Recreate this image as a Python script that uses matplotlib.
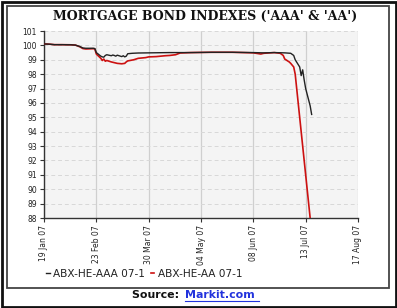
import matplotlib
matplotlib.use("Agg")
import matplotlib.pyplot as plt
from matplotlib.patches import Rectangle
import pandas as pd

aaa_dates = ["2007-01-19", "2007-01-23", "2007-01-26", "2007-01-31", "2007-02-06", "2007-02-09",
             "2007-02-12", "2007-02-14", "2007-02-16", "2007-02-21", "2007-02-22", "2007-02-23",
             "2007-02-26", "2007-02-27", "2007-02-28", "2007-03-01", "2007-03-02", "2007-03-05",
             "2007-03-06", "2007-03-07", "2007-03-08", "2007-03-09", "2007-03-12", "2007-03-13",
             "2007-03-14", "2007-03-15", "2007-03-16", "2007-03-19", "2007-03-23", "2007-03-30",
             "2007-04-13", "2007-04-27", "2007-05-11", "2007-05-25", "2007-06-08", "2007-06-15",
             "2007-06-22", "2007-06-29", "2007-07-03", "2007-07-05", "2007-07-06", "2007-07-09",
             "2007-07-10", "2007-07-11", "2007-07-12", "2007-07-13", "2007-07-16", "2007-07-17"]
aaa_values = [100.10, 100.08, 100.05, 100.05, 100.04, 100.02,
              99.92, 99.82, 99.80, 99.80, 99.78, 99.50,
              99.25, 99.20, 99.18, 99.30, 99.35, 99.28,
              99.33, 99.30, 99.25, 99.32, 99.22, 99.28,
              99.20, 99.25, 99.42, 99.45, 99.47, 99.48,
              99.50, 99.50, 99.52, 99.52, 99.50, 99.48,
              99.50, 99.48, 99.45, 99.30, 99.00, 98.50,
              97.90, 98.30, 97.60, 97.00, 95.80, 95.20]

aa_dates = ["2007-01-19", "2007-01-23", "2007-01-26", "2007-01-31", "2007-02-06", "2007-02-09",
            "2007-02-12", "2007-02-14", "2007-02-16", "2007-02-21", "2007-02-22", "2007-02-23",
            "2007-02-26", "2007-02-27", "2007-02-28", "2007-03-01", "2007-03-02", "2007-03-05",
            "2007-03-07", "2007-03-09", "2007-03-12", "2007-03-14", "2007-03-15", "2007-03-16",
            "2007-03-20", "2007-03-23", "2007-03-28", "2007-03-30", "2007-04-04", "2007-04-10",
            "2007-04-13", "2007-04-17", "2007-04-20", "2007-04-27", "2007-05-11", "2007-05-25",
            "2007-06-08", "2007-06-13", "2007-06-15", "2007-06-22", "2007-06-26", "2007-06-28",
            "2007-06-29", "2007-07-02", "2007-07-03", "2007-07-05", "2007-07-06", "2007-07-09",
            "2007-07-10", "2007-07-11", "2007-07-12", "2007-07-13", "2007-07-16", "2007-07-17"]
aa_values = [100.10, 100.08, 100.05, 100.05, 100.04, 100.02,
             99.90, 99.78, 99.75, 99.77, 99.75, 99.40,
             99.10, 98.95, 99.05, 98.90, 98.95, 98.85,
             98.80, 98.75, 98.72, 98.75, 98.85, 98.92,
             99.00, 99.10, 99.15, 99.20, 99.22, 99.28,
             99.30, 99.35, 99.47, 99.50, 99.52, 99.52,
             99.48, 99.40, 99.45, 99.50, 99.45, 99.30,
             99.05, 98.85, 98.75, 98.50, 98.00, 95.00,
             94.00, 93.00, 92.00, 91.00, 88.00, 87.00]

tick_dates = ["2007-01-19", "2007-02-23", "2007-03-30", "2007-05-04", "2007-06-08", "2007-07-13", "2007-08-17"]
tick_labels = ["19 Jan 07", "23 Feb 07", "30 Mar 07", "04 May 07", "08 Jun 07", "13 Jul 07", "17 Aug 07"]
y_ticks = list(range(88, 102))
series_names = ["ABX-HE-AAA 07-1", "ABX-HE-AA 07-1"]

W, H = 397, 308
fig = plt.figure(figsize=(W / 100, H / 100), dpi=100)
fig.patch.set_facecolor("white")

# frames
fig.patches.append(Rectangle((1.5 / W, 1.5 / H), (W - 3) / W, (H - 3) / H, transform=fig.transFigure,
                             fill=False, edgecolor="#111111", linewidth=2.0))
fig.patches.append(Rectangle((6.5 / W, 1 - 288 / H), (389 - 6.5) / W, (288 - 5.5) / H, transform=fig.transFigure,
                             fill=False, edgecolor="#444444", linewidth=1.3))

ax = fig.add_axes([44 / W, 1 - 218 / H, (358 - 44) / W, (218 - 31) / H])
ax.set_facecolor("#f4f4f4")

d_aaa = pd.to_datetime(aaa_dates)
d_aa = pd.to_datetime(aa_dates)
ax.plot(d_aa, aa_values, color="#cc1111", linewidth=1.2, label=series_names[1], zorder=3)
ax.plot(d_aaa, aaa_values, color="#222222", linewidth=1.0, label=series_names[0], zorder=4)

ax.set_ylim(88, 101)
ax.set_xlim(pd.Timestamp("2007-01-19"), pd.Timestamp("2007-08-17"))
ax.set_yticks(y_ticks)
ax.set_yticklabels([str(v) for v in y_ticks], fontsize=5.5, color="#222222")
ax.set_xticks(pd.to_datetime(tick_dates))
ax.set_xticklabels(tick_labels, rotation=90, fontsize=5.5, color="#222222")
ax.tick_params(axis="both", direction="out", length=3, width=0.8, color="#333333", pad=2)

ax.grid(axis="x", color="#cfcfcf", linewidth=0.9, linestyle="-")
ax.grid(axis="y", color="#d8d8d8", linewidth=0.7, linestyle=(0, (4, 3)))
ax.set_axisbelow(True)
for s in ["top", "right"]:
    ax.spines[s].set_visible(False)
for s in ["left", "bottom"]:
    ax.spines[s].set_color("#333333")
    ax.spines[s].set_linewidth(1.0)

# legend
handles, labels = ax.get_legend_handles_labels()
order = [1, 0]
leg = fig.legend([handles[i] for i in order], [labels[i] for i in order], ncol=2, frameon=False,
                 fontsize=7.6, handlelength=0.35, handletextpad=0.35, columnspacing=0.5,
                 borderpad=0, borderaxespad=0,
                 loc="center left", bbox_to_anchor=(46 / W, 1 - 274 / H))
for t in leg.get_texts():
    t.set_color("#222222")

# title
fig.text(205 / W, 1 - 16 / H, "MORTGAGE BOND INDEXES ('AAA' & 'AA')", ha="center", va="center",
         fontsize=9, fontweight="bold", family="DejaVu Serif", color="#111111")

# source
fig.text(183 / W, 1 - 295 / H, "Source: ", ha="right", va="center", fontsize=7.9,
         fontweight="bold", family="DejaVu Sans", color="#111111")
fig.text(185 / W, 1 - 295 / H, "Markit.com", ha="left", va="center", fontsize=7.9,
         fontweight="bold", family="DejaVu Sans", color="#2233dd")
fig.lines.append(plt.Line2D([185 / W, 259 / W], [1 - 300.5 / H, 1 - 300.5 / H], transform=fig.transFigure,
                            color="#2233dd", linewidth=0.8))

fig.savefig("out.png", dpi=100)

★ ★ ★

Set the lines above down again, word for word, from the first through the one containing "97.90, 98.30, 97.60, 97.00, 95.80, 95.20]"; pictures excluded.

Recreate this image as a Python script that uses matplotlib.
import matplotlib
matplotlib.use("Agg")
import matplotlib.pyplot as plt
from matplotlib.patches import Rectangle
import pandas as pd

aaa_dates = ["2007-01-19", "2007-01-23", "2007-01-26", "2007-01-31", "2007-02-06", "2007-02-09",
             "2007-02-12", "2007-02-14", "2007-02-16", "2007-02-21", "2007-02-22", "2007-02-23",
             "2007-02-26", "2007-02-27", "2007-02-28", "2007-03-01", "2007-03-02", "2007-03-05",
             "2007-03-06", "2007-03-07", "2007-03-08", "2007-03-09", "2007-03-12", "2007-03-13",
             "2007-03-14", "2007-03-15", "2007-03-16", "2007-03-19", "2007-03-23", "2007-03-30",
             "2007-04-13", "2007-04-27", "2007-05-11", "2007-05-25", "2007-06-08", "2007-06-15",
             "2007-06-22", "2007-06-29", "2007-07-03", "2007-07-05", "2007-07-06", "2007-07-09",
             "2007-07-10", "2007-07-11", "2007-07-12", "2007-07-13", "2007-07-16", "2007-07-17"]
aaa_values = [100.10, 100.08, 100.05, 100.05, 100.04, 100.02,
              99.92, 99.82, 99.80, 99.80, 99.78, 99.50,
              99.25, 99.20, 99.18, 99.30, 99.35, 99.28,
              99.33, 99.30, 99.25, 99.32, 99.22, 99.28,
              99.20, 99.25, 99.42, 99.45, 99.47, 99.48,
              99.50, 99.50, 99.52, 99.52, 99.50, 99.48,
              99.50, 99.48, 99.45, 99.30, 99.00, 98.50,
              97.90, 98.30, 97.60, 97.00, 95.80, 95.20]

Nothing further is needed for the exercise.